STATED PROBLEM: In full and without alteration, give the listing again.

AVAILABLE DATA:
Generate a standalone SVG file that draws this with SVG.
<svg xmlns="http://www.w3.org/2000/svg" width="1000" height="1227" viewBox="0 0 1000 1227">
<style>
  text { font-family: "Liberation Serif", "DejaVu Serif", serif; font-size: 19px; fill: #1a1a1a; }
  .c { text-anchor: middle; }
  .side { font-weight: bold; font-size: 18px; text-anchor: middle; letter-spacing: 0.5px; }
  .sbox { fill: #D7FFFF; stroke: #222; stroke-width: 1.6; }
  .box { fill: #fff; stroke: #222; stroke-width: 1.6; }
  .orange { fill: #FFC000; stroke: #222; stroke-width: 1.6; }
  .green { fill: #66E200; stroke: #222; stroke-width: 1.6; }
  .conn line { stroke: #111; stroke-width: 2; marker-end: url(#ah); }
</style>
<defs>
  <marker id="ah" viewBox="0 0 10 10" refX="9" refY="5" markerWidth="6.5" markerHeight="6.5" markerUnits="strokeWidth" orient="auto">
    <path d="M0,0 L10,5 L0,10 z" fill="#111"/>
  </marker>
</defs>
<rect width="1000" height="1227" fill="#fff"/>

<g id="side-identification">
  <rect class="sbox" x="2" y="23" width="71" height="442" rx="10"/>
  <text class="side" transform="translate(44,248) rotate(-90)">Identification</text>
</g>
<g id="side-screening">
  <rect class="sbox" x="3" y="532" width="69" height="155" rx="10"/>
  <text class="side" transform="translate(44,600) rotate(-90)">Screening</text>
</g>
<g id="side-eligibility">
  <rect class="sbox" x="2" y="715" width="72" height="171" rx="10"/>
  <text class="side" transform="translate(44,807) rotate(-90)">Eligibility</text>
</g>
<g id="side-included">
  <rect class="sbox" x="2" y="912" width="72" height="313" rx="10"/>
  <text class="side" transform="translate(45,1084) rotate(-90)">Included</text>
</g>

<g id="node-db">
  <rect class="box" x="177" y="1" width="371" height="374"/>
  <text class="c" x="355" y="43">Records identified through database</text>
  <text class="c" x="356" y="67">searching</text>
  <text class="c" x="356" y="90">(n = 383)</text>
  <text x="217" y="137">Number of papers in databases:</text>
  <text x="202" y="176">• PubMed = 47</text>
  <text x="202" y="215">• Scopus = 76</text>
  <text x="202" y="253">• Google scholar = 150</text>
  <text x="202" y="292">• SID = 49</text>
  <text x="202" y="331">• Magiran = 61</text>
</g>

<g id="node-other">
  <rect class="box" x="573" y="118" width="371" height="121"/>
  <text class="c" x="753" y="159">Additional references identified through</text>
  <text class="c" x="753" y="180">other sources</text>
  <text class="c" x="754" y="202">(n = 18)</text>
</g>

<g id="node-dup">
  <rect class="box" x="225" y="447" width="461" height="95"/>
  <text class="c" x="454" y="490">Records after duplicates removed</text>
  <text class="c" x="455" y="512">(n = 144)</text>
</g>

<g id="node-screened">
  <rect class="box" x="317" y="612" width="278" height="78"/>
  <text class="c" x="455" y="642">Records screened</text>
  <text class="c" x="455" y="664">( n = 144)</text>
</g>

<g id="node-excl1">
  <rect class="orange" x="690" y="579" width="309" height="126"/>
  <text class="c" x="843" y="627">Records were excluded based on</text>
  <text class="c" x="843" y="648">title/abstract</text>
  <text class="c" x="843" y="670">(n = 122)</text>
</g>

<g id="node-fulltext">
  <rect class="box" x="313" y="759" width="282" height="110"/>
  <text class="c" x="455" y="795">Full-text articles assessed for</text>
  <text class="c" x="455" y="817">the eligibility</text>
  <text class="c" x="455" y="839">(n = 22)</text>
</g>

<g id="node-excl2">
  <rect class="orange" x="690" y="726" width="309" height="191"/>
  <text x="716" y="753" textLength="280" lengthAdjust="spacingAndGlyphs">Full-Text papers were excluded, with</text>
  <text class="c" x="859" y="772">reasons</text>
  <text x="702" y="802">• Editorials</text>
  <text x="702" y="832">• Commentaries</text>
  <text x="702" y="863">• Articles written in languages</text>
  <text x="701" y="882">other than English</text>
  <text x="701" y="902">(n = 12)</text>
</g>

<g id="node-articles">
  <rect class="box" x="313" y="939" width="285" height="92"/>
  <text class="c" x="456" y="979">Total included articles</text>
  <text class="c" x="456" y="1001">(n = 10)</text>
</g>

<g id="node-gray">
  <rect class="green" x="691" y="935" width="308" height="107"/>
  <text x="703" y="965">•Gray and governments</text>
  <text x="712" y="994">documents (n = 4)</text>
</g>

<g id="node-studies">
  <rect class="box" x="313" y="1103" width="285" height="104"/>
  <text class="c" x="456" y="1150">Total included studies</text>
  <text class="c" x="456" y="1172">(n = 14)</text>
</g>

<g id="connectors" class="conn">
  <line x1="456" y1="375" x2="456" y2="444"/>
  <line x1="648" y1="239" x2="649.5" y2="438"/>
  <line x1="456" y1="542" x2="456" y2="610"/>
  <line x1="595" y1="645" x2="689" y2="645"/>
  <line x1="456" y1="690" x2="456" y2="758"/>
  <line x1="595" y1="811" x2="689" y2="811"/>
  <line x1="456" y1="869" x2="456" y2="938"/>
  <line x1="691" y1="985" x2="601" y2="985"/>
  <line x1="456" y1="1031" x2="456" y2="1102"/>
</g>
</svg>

RIGHT ANSWER:
Generate a standalone SVG file that draws this with SVG.
<svg xmlns="http://www.w3.org/2000/svg" width="1000" height="1227" viewBox="0 0 1000 1227">
<style>
  text { font-family: "Liberation Serif", "DejaVu Serif", serif; font-size: 19px; fill: #1a1a1a; }
  .c { text-anchor: middle; }
  .side { font-weight: bold; font-size: 18px; text-anchor: middle; letter-spacing: 0.5px; }
  .sbox { fill: #D7FFFF; stroke: #222; stroke-width: 1.6; }
  .box { fill: #fff; stroke: #222; stroke-width: 1.6; }
  .orange { fill: #FFC000; stroke: #222; stroke-width: 1.6; }
  .green { fill: #66E200; stroke: #222; stroke-width: 1.6; }
  .conn line { stroke: #111; stroke-width: 2; marker-end: url(#ah); }
</style>
<defs>
  <marker id="ah" viewBox="0 0 10 10" refX="9" refY="5" markerWidth="6.5" markerHeight="6.5" markerUnits="strokeWidth" orient="auto">
    <path d="M0,0 L10,5 L0,10 z" fill="#111"/>
  </marker>
</defs>
<rect width="1000" height="1227" fill="#fff"/>

<g id="side-identification">
  <rect class="sbox" x="2" y="23" width="71" height="442" rx="10"/>
  <text class="side" transform="translate(44,248) rotate(-90)">Identification</text>
</g>
<g id="side-screening">
  <rect class="sbox" x="3" y="532" width="69" height="155" rx="10"/>
  <text class="side" transform="translate(44,600) rotate(-90)">Screening</text>
</g>
<g id="side-eligibility">
  <rect class="sbox" x="2" y="715" width="72" height="171" rx="10"/>
  <text class="side" transform="translate(44,807) rotate(-90)">Eligibility</text>
</g>
<g id="side-included">
  <rect class="sbox" x="2" y="912" width="72" height="313" rx="10"/>
  <text class="side" transform="translate(45,1084) rotate(-90)">Included</text>
</g>

<g id="node-db">
  <rect class="box" x="177" y="1" width="371" height="374"/>
  <text class="c" x="355" y="43">Records identified through database</text>
  <text class="c" x="356" y="67">searching</text>
  <text class="c" x="356" y="90">(n = 383)</text>
  <text x="217" y="137">Number of papers in databases:</text>
  <text x="202" y="176">• PubMed = 47</text>
  <text x="202" y="215">• Scopus = 76</text>
  <text x="202" y="253">• Google scholar = 150</text>
  <text x="202" y="292">• SID = 49</text>
  <text x="202" y="331">• Magiran = 61</text>
</g>

<g id="node-other">
  <rect class="box" x="573" y="118" width="371" height="121"/>
  <text class="c" x="753" y="159">Additional references identified through</text>
  <text class="c" x="753" y="180">other sources</text>
  <text class="c" x="754" y="202">(n = 18)</text>
</g>

<g id="node-dup">
  <rect class="box" x="225" y="447" width="461" height="95"/>
  <text class="c" x="454" y="490">Records after duplicates removed</text>
  <text class="c" x="455" y="512">(n = 144)</text>
</g>

<g id="node-screened">
  <rect class="box" x="317" y="612" width="278" height="78"/>
  <text class="c" x="455" y="642">Records screened</text>
  <text class="c" x="455" y="664">( n = 144)</text>
</g>

<g id="node-excl1">
  <rect class="orange" x="690" y="579" width="309" height="126"/>
  <text class="c" x="843" y="627">Records were excluded based on</text>
  <text class="c" x="843" y="648">title/abstract</text>
  <text class="c" x="843" y="670">(n = 122)</text>
</g>

<g id="node-fulltext">
  <rect class="box" x="313" y="759" width="282" height="110"/>
  <text class="c" x="455" y="795">Full-text articles assessed for</text>
  <text class="c" x="455" y="817">the eligibility</text>
  <text class="c" x="455" y="839">(n = 22)</text>
</g>

<g id="node-excl2">
  <rect class="orange" x="690" y="726" width="309" height="191"/>
  <text x="716" y="753" textLength="280" lengthAdjust="spacingAndGlyphs">Full-Text papers were excluded, with</text>
  <text class="c" x="859" y="772">reasons</text>
  <text x="702" y="802">• Editorials</text>
  <text x="702" y="832">• Commentaries</text>
  <text x="702" y="863">• Articles written in languages</text>
  <text x="701" y="882">other than English</text>
  <text x="701" y="902">(n = 12)</text>
</g>

<g id="node-articles">
  <rect class="box" x="313" y="939" width="285" height="92"/>
  <text class="c" x="456" y="979">Total included articles</text>
  <text class="c" x="456" y="1001">(n = 10)</text>
</g>

<g id="node-gray">
  <rect class="green" x="691" y="935" width="308" height="107"/>
  <text x="703" y="965">•Gray and governments</text>
  <text x="712" y="994">documents (n = 4)</text>
</g>

<g id="node-studies">
  <rect class="box" x="313" y="1103" width="285" height="104"/>
  <text class="c" x="456" y="1150">Total included studies</text>
  <text class="c" x="456" y="1172">(n = 14)</text>
</g>

<g id="connectors" class="conn">
  <line x1="456" y1="375" x2="456" y2="444"/>
  <line x1="648" y1="239" x2="649.5" y2="438"/>
  <line x1="456" y1="542" x2="456" y2="610"/>
  <line x1="595" y1="645" x2="689" y2="645"/>
  <line x1="456" y1="690" x2="456" y2="758"/>
  <line x1="595" y1="811" x2="689" y2="811"/>
  <line x1="456" y1="869" x2="456" y2="938"/>
  <line x1="691" y1="985" x2="601" y2="985"/>
  <line x1="456" y1="1031" x2="456" y2="1102"/>
</g>
</svg>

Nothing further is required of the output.